Monday, Nov. 10, 1947

Wayward Pressman

When Abbott Joseph ("Joe") Liebling was six, he read in a New York newspaper that a heavyweight named Carl Morris was the White Hope to lick World Champion Jack Johnson. A couple of days later, a fighter named Jim Flynn licked the trunks off the White Hope. That was in 1911. Joe Liebling has mistrusted newspapers ever since.

Instead of making Liebling swear off the press, this mistrust made him a constant and critical newspaper reader. As he says: "When one cannot get the truth from any one paper (and I do not say that it is an easy thing, even with the best will in the world, for any one paper to tell all the truth), it is valuable to read two with opposite policies to get an idea of what is really happening." It also provides him with copy for a witty--and sometimes windy--department in the New Yorker called "The Wayward Press," a running commentary on the behavior of the daily (mainly Manhattan) newspapers. This week in The Wayward Pressman (Doubleday; $2.95), Liebling publishes a collection of his columns with enough autobiographical notes to establish his credentials.

Sandwich Man. As a war correspondent and writer for the New Yorker, Joe Liebling, a fat, friendly man who likes to listen while he works, proved himself one of the best U.S. reporters. Before that his career was often more down than up.

Dartmouth had kicked him out for cutting chapel too often. He later found that the Columbia School of Journalism "had all the intellectual status of a training school for future employees of the A. & P." The "colorless, odorless and tasteless" Times fired Liebling from its copydesk for identifying an unidentified basketball referee as "Ignoto" ("unknown" in Italian). He quit his next job on the Providence Journal when the publisher fired a reporter to make room for the son of a local bigshot. (Liebling dedicates his book "to the foundation of a school for publishers, failing which, no school of journalism can have meaning.")

He spent $22 to get a sandwich man to parade in front of the New York World with a sign reading HIRE JOE LIEBLING, but the city editor always went in & out the back way, and never saw it. Eventually Liebling landed a job on the World anyway, just before the paper folded. In the next four years he wrote more than 750 feature stories for the World-Telegram and New York Journal, made a mad miscellany of friends: curators of tropical fish, kept women, bail bondsmen, wrestlers' pressagents, horse dockers, female psychiatrists. The last thing he was told about the newspaper business before he left it was a Hearst executive's dictum: "The public is interested in just three things: blood, money and [sex]."
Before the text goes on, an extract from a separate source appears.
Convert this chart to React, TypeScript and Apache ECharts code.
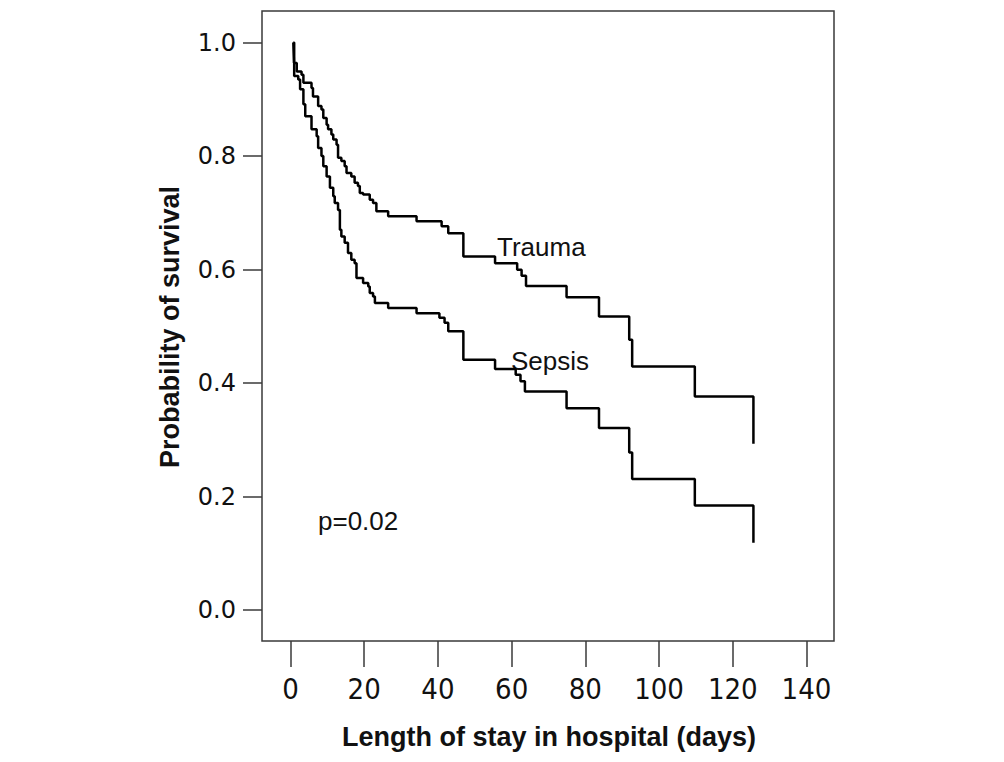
import React, { useEffect, useRef } from "react";
import * as echarts from "echarts";

// Kaplan-Meier steps: day at which the curve drops, survival after the drop
const traumaDays = [0.76, 0.95, 1.7, 3.0, 3.5, 5.7, 6.1, 7.5, 8.4, 8.9, 9.8, 10.2, 11.1, 11.6, 12.5, 12.9, 13.8, 14.7, 15.2, 16.5, 17.4, 18.3, 18.8, 19.7, 21.5, 22.4, 23.3, 26.5, 34.2, 41.0, 42.8, 46.9, 55.5, 61.5, 62.7, 63.9, 74.9, 83.7, 91.9, 92.7, 109.7, 125.6];
const traumaSurv = [1.0, 0.964, 0.949, 0.943, 0.929, 0.92, 0.905, 0.888, 0.882, 0.867, 0.855, 0.847, 0.838, 0.829, 0.82, 0.797, 0.791, 0.782, 0.77, 0.764, 0.753, 0.747, 0.735, 0.732, 0.723, 0.717, 0.7025, 0.694, 0.685, 0.676, 0.664, 0.623, 0.611, 0.5996, 0.589, 0.571, 0.551, 0.517, 0.476, 0.429, 0.376, 0.293];

const sepsisDays = [0.76, 1.0, 2.1, 2.6, 3.5, 4.0, 5.7, 7.1, 7.5, 8.4, 8.9, 9.8, 10.7, 11.6, 12.0, 12.9, 13.4, 13.8, 14.7, 15.6, 16.5, 17.4, 17.9, 19.7, 21.1, 21.5, 22.4, 22.9, 26.5, 34.2, 40.4, 41.8, 42.8, 46.9, 55.5, 61.1, 62.4, 63.6, 74.9, 83.7, 91.9, 92.7, 109.7, 125.6];
const sepsisSurv = [1.0, 0.941, 0.935, 0.9175, 0.891, 0.87, 0.847, 0.835, 0.814, 0.8, 0.782, 0.764, 0.744, 0.729, 0.717, 0.705, 0.67, 0.658, 0.647, 0.629, 0.617, 0.611, 0.585, 0.576, 0.57, 0.5585, 0.5526, 0.541, 0.532, 0.523, 0.515, 0.506, 0.491, 0.441, 0.4245, 0.4145, 0.403, 0.385, 0.3557, 0.3205, 0.2774, 0.231, 0.184, 0.1187];

const xMin = 0;
const xMax = 140;
const xStep = 20;
const yMin = 0;
const yMax = 1;
const yStep = 0.2;

const xTitle = "Length of stay in hospital (days)";
const yTitle = "Probability of survival";
const seriesLabels = ["Trauma", "Sepsis"];
const pText = "p=0.02";

const pairs = (xs: number[], ys: number[]) => xs.map((x, i) => [x, ys[i]]);

export default function App() {
  const ref = useRef<HTMLDivElement>(null);
  useEffect(() => {
    if (!ref.current) return;
    const chart = echarts.init(ref.current, undefined, { renderer: "svg" });
    const axisColor = "#3a3a3a";
    chart.setOption({
      animation: false,
      backgroundColor: "#ffffff",
      grid: { left: 290.5, right: 197.5, top: 42.5, bottom: 152, containLabel: false },
      xAxis: {
        type: "value",
        min: xMin,
        max: xMax,
        interval: xStep,
        offset: 31,
        axisLine: { show: false, onZero: false },
        axisTick: { show: true, length: 26, lineStyle: { color: axisColor, width: 1.5 } },
        axisLabel: {
          margin: 33,
          fontSize: 29,
          fontFamily: "'Liberation Sans Narrow', 'DejaVu Sans Condensed', sans-serif",
          color: "#111",
        },
        splitLine: { show: false },
      },
      yAxis: {
        type: "value",
        min: yMin,
        max: yMax,
        interval: yStep,
        offset: 28.5,
        axisLine: { show: false, onZero: false },
        axisTick: { show: true, length: 19, lineStyle: { color: axisColor, width: 1.5 } },
        axisLabel: {
          margin: 26,
          fontSize: 24,
          fontFamily: "'DejaVu Sans', sans-serif",
          color: "#111",
          formatter: (v: number) => v.toFixed(1),
        },
        splitLine: { show: false },
      },
      series: [
        {
          type: "line",
          name: seriesLabels[0],
          step: "end",
          showSymbol: false,
          data: pairs(traumaDays, traumaSurv),
          lineStyle: { color: "#000", width: 2.5 },
        },
        {
          type: "line",
          name: seriesLabels[1],
          step: "end",
          showSymbol: false,
          data: pairs(sepsisDays, sepsisSurv),
          lineStyle: { color: "#000", width: 2.5 },
        },
      ],
      graphic: [
        {
          type: "rect",
          shape: { x: 262, y: 11, width: 572, height: 630 },
          style: { fill: "none", stroke: axisColor, lineWidth: 1.5 },
          silent: true,
        },
        {
          type: "text",
          x: 497,
          y: 247,
          style: { text: seriesLabels[0], font: "26px 'Liberation Sans', Arial, sans-serif", fill: "#111", textAlign: "left", textVerticalAlign: "middle" },
        },
        {
          type: "text",
          x: 511,
          y: 361,
          style: { text: seriesLabels[1], font: "26px 'Liberation Sans', Arial, sans-serif", fill: "#111", textAlign: "left", textVerticalAlign: "middle" },
        },
        {
          type: "text",
          x: 318,
          y: 521,
          style: { text: pText, font: "26px 'Liberation Sans', Arial, sans-serif", fill: "#111", textAlign: "left", textVerticalAlign: "middle" },
        },
        {
          type: "text",
          x: 549,
          y: 737,
          style: { text: xTitle, font: "bold 27px 'Liberation Sans', Arial, sans-serif", fill: "#111", textAlign: "center", textVerticalAlign: "middle" },
        },
        {
          type: "text",
          x: 170,
          y: 327,
          rotation: Math.PI / 2,
          style: { text: yTitle, font: "bold 27px 'Liberation Sans', Arial, sans-serif", fill: "#111", textAlign: "center", textVerticalAlign: "middle" },
        },
      ],
    });
    return () => chart.dispose();
  }, []);
  return (
    <div
      ref={ref}
      style={{ position: "fixed", left: 0, top: 0, width: 1004, height: 762, background: "#fff" }}
    />
  );
}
Critic's Teeth. Liebling has decided prejudices of his own. "The Sun" he says, "is a suburban paper published "on the island of Manhattan . . . as perfectly preserved as the corpse of Lenin." Liebling's impression of Pundit Walter Lippmann: "Nowtherefore and whereas and ahem." PM's Max Lerner writes editorials "like an elephant treading the dead body of a mouse into the floor of its cage." Liebling often rags the Chicago Tribune and Bertie McCormick, but wonders if it "isn't like punching the heavy bag. The Colonel is in the direct line of Dickens' Colonel Diver of the Rowdy Journal and of Elijah Pogram, who 'Defied the world, sir--defied the world in general to compete with our country upon any hook; and devellop'd our resources for making war upon the universal airth.' "

Liebling views with alarm the trend toward fewer newspapers and their control by "a group of wealthy individuals who share the same point of view." He thinks publishers have no right to be publishers simply because they inherited papers. Writes Liebling: "Try to imagine the future of medicine, law or pedagogy if their absolute control were vested in the legal heirs of men who had bought practices in 1890--even when the heirs lacked any special training."

He doubts the complete freedom of the U.S. press, points out that it takes $10 million to start a newspaper in a big city and $1 million in a middle-sized city. Reporter Liebling's solutions (which all call for big money, too): 1) newspapers backed by labor unions, citizens' groups and political parties, 2) endowed newspapers, "devoted to pursuit of daily truth as Dartmouth is to that of knowledge." Liebling thinks an increasing number of readers share his mistrust of newspapers. Says he: "There is less a disposition to accept what they say than to try to estimate the probable truth . . . like aiming a rifle [with] a deviation to the right."